At the time, I thought he was too cool to ever pay attention to me. I was completely intimidated and too shy to talk to him. I watched him walk through the hallways of the Liberal Arts building of our college and I wondered who he was and how I could ever get to know him.
But I did, eventually, through a mutual friend, and we got to know each other a little.
Almost exactly two years ago, I called this guy.
At the time, I just wanted someone to talk to about something that was really inconsequential and had his number in my phone. I knew we got along, but I was still kind of intimidated by him, especially because of a very secret and very intense crush that I'd had on him for ages. We talked once every six months or so, just to catch up, and I didn't plan or expect to hear from him again any time soon.
But I did, very soon after, and we started talking more and more.
Almost exactly four months after that, I started dating this guy.

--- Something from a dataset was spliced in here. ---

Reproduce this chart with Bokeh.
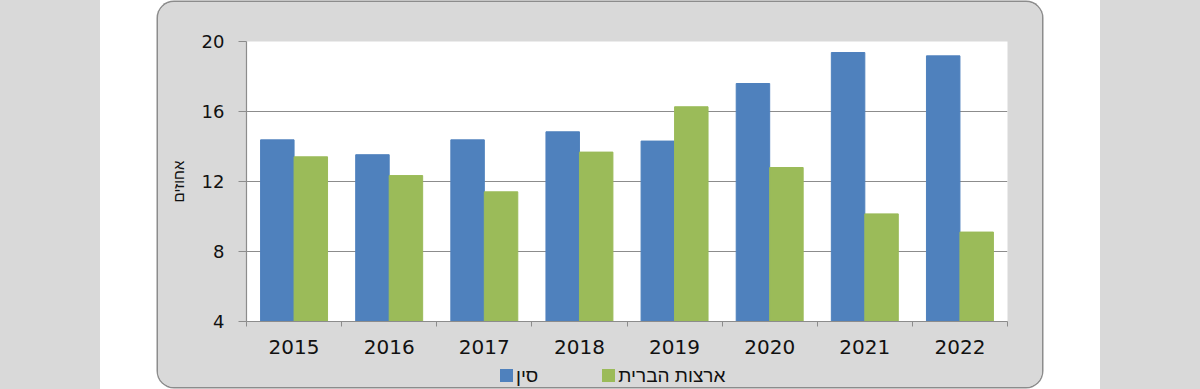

At the time, it was a long distance relationship. He lived in Ohio and I lived in Washington State. There was a three hour time difference, but it worked out because he was a waiter who kept very late hours and I was a preschool teacher who kept early ones. We talked every day and I knew from the very first day that I was in love with him and wanted to marry him. Still, I didn't plan on it (too much). I still couldn't believe that he could really feel the same way about me.
But he did, and every day he did his very best to convince me of it.
Almost exactly four months after that, I got engaged to this guy.
At the time, a few people thought we were rushing into it. We were still long-distance (until a month later), we had only seen each other face-to-face once in the previous five years. But we knew it was the right thing to do, so we ignored them and went for it. We kept talking every day, and we met each other's families and friends, and began to plan our wedding. I didn't think that it was possible for me to be any happier.
But it was, and as time went by, I began to learn that there were whole levels of happiness I didn't know about yet.
Almost exactly eleven months later, I married this guy.
At the time, I was convinced that I'd finally maxed out my happiness meter. We had a wonderful wedding. We were surrounded by all the people we loved. We were married by my dad, in the chapel of the college where we met. I moved to Ohio and we set up housekeeping in our wonderful apartment. I was convinced that there was no way I could love him even more than I already did.
But there was, and every day I found a new reason to love him.
I don't know what the future holds any more than anybody else does. I don't know where we'll be next month, next year, or ten years after that. But I do know that my husband is an amazing man, who works hard to support us, who loves me and does everything he can to make me happy. And I know that even though I still think he's too cool for me, I have the unparalleled joy of seeing and talking to him every day, being his wife, and growing in love and happiness together.
Happy Valentine's Day, Mr. Scrimp. I love you.